* Begin EXERCISE INPUT *

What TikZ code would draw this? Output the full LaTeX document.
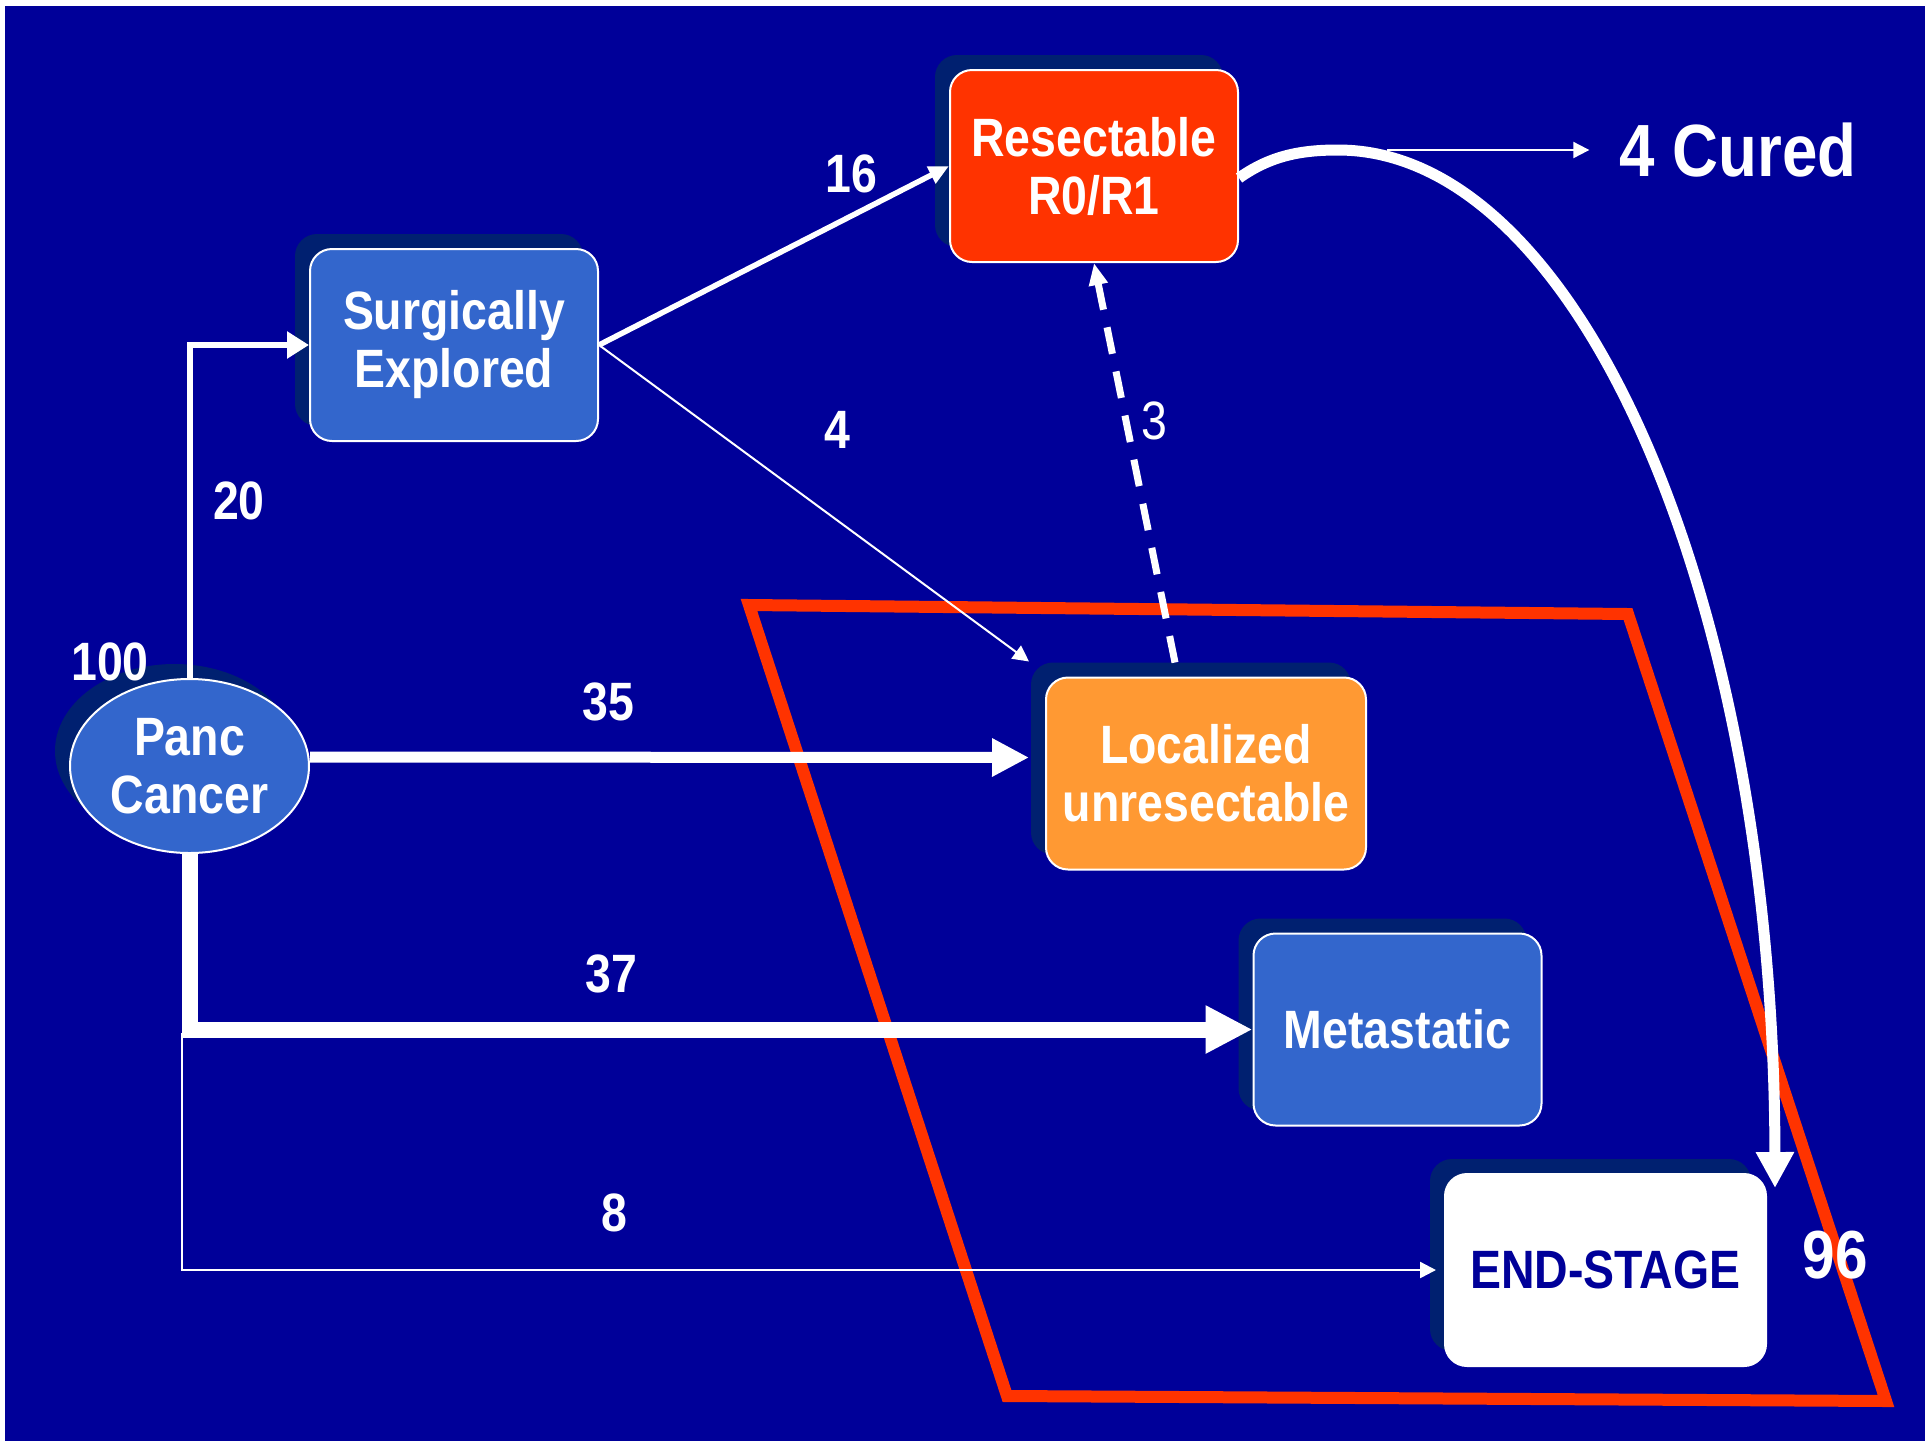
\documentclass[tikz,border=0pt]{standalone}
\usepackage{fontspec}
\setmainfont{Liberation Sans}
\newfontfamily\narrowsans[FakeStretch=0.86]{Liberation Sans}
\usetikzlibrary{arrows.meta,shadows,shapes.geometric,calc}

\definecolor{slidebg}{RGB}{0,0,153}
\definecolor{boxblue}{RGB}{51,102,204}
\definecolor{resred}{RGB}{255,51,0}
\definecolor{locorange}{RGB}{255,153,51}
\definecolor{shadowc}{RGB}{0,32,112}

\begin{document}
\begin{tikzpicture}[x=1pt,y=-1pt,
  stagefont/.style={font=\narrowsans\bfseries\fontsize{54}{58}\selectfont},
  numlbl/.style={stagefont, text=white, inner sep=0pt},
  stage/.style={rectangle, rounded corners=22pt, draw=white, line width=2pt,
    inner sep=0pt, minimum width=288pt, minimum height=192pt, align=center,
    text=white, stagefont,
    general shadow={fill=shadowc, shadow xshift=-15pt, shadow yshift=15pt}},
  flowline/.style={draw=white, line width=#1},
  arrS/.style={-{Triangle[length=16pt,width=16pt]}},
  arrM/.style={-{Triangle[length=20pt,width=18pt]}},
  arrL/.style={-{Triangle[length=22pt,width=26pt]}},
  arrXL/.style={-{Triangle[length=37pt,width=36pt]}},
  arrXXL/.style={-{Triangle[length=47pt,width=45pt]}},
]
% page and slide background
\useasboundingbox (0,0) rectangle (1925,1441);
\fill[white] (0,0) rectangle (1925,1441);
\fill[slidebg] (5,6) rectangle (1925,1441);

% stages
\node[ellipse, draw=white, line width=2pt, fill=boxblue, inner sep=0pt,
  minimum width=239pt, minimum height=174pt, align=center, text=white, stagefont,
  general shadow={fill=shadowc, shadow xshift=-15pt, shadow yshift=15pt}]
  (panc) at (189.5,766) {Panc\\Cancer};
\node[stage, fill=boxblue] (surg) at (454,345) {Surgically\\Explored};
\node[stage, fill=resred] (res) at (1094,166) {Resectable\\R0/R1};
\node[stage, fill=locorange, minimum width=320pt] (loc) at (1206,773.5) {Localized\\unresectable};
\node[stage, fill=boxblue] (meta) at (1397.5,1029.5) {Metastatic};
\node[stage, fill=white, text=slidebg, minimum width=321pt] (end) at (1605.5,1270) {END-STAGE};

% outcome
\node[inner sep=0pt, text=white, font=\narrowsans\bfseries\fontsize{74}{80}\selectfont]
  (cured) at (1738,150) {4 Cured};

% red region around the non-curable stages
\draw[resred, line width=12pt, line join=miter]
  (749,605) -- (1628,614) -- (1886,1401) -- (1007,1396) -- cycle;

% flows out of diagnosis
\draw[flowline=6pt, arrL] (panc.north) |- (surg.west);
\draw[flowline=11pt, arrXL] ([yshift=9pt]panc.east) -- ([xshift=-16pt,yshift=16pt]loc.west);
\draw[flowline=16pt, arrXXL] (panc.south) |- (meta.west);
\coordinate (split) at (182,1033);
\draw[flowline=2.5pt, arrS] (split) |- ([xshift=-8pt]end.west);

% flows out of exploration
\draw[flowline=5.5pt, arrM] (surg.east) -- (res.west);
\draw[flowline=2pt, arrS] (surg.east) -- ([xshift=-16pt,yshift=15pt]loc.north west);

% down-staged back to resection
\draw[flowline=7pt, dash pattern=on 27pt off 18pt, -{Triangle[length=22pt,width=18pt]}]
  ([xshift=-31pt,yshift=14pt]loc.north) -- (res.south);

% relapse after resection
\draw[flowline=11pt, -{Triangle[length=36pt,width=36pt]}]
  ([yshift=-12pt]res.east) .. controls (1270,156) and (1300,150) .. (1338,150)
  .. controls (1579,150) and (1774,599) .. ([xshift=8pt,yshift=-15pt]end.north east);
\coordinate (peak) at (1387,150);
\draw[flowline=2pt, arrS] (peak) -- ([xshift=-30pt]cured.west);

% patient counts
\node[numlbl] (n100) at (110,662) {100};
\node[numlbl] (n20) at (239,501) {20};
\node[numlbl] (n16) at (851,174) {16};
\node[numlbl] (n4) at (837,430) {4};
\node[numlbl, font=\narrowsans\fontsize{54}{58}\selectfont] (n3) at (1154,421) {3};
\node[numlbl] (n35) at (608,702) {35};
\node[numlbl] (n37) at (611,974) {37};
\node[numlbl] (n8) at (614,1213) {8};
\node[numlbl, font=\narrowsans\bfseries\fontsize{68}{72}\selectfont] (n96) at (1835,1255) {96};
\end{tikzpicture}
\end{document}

* End EXERCISE INPUT *
* Begin EXERCISE INPUT *

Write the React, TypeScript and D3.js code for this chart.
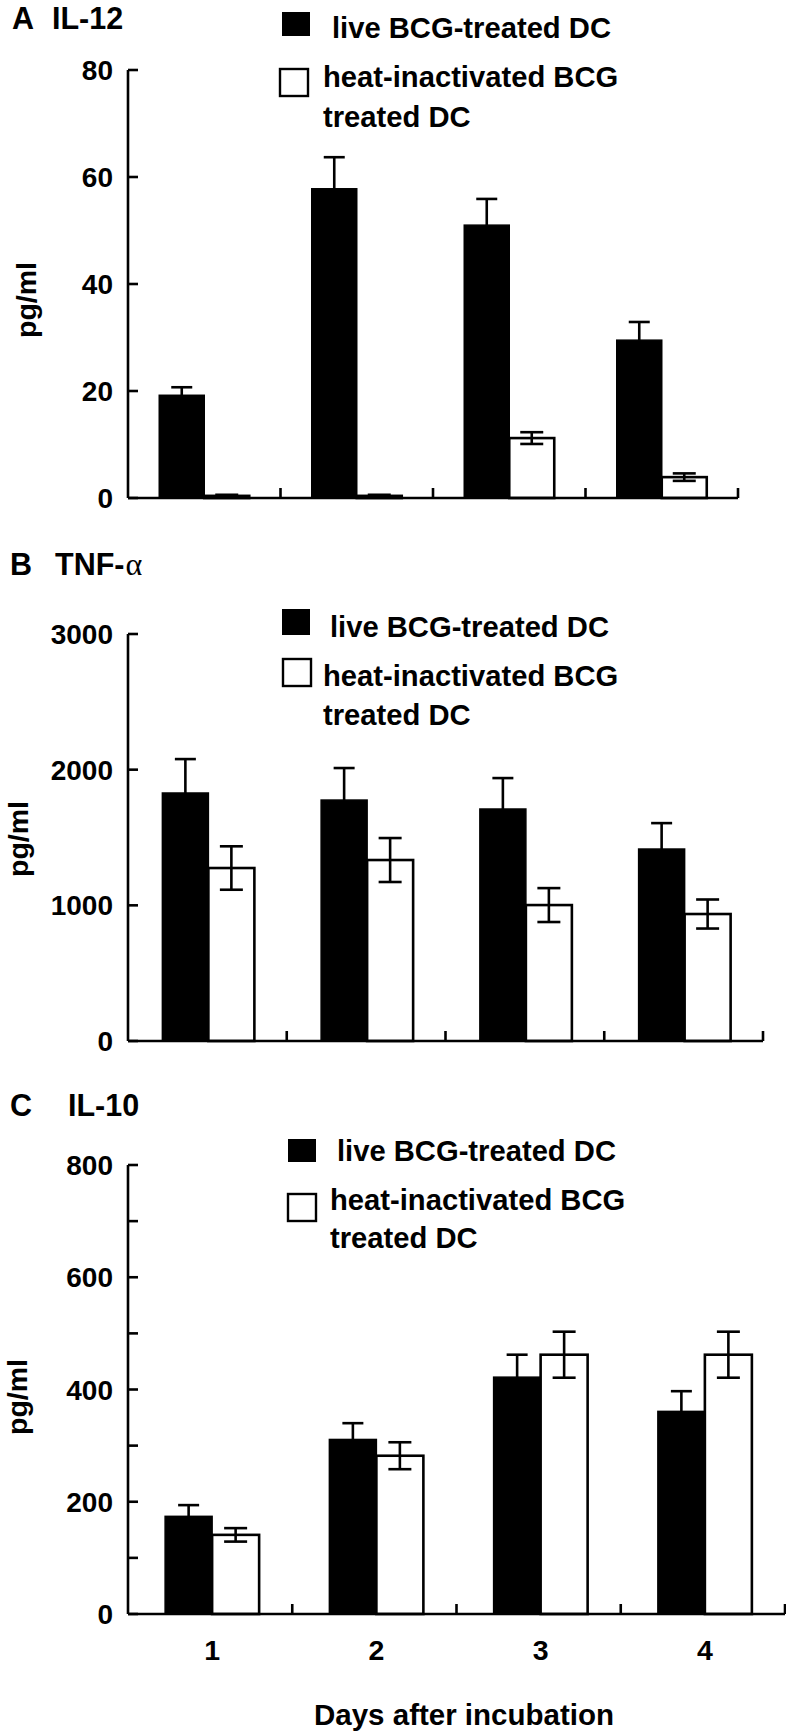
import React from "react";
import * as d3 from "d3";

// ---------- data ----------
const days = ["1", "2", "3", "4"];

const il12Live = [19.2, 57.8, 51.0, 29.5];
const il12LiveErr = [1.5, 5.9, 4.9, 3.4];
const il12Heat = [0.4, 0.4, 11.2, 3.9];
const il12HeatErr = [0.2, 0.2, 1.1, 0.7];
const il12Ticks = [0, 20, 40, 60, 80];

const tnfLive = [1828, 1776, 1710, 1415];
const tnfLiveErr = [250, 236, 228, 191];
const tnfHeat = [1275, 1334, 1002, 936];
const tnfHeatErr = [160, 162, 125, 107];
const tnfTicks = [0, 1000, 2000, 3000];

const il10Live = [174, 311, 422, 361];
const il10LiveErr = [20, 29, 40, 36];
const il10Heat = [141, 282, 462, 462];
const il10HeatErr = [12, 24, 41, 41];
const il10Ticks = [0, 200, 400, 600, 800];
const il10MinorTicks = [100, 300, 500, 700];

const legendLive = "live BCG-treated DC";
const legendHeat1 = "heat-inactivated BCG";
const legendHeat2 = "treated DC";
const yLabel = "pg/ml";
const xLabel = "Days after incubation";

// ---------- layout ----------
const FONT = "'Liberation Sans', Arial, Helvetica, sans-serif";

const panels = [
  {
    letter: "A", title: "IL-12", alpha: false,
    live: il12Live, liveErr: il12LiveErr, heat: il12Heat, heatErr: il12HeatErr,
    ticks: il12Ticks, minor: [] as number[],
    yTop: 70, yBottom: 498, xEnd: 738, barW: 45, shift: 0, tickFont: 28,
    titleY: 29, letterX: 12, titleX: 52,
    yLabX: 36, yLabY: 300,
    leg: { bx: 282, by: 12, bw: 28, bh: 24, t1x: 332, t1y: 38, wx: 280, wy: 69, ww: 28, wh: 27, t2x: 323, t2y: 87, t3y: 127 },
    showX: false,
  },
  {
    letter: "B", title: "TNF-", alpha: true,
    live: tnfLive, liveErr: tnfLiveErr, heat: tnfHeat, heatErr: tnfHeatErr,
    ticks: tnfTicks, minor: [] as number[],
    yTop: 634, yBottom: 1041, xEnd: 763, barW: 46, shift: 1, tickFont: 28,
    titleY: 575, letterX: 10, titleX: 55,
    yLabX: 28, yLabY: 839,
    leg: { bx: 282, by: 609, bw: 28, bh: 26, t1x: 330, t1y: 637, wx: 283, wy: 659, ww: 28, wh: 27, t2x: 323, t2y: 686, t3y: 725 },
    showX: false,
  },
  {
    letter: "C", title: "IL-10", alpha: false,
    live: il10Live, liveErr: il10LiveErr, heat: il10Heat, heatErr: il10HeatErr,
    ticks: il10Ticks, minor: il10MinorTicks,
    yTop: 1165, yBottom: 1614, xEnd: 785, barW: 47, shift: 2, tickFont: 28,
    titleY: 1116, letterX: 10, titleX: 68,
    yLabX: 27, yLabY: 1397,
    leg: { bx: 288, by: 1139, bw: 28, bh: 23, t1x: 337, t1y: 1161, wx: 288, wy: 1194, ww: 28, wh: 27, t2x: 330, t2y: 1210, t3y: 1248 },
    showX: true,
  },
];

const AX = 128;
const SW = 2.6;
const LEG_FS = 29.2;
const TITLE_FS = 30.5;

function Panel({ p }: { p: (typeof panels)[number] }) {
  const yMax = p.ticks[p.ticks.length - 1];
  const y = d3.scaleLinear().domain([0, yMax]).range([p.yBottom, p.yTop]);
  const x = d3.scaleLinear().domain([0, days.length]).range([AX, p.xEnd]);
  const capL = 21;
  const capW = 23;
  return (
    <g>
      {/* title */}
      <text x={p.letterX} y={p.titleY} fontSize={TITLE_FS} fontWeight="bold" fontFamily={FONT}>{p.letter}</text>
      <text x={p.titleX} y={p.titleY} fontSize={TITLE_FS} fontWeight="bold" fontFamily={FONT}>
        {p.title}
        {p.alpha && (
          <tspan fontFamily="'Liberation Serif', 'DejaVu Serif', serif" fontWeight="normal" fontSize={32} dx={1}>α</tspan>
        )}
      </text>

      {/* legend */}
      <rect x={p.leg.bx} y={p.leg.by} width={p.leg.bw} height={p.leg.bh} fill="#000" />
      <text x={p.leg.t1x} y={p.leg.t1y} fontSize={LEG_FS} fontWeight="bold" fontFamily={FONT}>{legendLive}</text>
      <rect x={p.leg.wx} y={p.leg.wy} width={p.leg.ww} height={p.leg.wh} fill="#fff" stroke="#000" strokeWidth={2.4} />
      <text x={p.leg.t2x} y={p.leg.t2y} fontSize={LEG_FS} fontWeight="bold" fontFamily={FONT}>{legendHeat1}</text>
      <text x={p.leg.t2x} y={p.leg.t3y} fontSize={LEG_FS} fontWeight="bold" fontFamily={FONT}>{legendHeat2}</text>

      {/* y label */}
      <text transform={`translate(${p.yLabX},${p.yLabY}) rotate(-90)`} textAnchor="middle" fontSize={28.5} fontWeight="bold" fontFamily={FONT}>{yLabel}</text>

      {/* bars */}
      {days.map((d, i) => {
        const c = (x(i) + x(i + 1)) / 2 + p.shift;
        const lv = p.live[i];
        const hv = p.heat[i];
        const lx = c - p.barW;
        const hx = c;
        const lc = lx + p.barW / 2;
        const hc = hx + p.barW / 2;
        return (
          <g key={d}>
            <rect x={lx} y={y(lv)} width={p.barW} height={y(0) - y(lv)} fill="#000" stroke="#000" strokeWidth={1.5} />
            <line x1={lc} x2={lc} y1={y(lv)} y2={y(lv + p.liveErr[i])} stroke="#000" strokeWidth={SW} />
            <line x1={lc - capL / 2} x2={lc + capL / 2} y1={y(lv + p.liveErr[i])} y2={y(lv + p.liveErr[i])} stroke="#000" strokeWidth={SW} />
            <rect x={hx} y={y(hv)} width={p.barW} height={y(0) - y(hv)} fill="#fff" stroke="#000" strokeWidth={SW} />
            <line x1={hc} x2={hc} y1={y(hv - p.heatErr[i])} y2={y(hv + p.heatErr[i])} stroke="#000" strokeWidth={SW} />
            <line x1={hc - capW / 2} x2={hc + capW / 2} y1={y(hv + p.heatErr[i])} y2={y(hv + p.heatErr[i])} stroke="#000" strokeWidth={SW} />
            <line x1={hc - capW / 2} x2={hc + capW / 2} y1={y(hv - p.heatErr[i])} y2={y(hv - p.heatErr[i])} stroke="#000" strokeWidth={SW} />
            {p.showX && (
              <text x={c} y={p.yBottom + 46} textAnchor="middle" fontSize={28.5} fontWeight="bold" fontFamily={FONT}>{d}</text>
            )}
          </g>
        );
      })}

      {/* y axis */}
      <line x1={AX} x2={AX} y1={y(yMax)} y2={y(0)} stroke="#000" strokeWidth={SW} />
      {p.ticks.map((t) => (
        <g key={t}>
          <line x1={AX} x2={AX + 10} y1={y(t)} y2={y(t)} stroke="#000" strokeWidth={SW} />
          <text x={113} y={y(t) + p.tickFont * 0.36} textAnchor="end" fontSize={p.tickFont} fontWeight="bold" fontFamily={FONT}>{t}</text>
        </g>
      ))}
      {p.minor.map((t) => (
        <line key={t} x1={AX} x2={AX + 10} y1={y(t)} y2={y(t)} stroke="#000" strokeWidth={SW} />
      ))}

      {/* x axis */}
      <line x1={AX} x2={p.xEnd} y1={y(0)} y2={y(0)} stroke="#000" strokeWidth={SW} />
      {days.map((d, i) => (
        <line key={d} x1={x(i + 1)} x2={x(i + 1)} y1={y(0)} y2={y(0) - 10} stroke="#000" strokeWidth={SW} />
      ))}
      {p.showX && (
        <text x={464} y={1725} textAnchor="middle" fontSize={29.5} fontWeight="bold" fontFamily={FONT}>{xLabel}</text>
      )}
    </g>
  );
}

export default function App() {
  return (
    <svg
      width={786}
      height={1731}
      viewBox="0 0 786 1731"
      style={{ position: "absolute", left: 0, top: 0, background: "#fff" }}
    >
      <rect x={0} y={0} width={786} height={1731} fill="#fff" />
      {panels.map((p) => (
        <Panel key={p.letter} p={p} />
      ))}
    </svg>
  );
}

* End EXERCISE INPUT *

■ WHAT IS ASKED
Each line with the string "this" in it needs to be found and copied.

■ RESPONSE TO THE EXERCISE
What TikZ code would draw this? Output the full LaTeX document.
Write the React, TypeScript and D3.js code for this chart.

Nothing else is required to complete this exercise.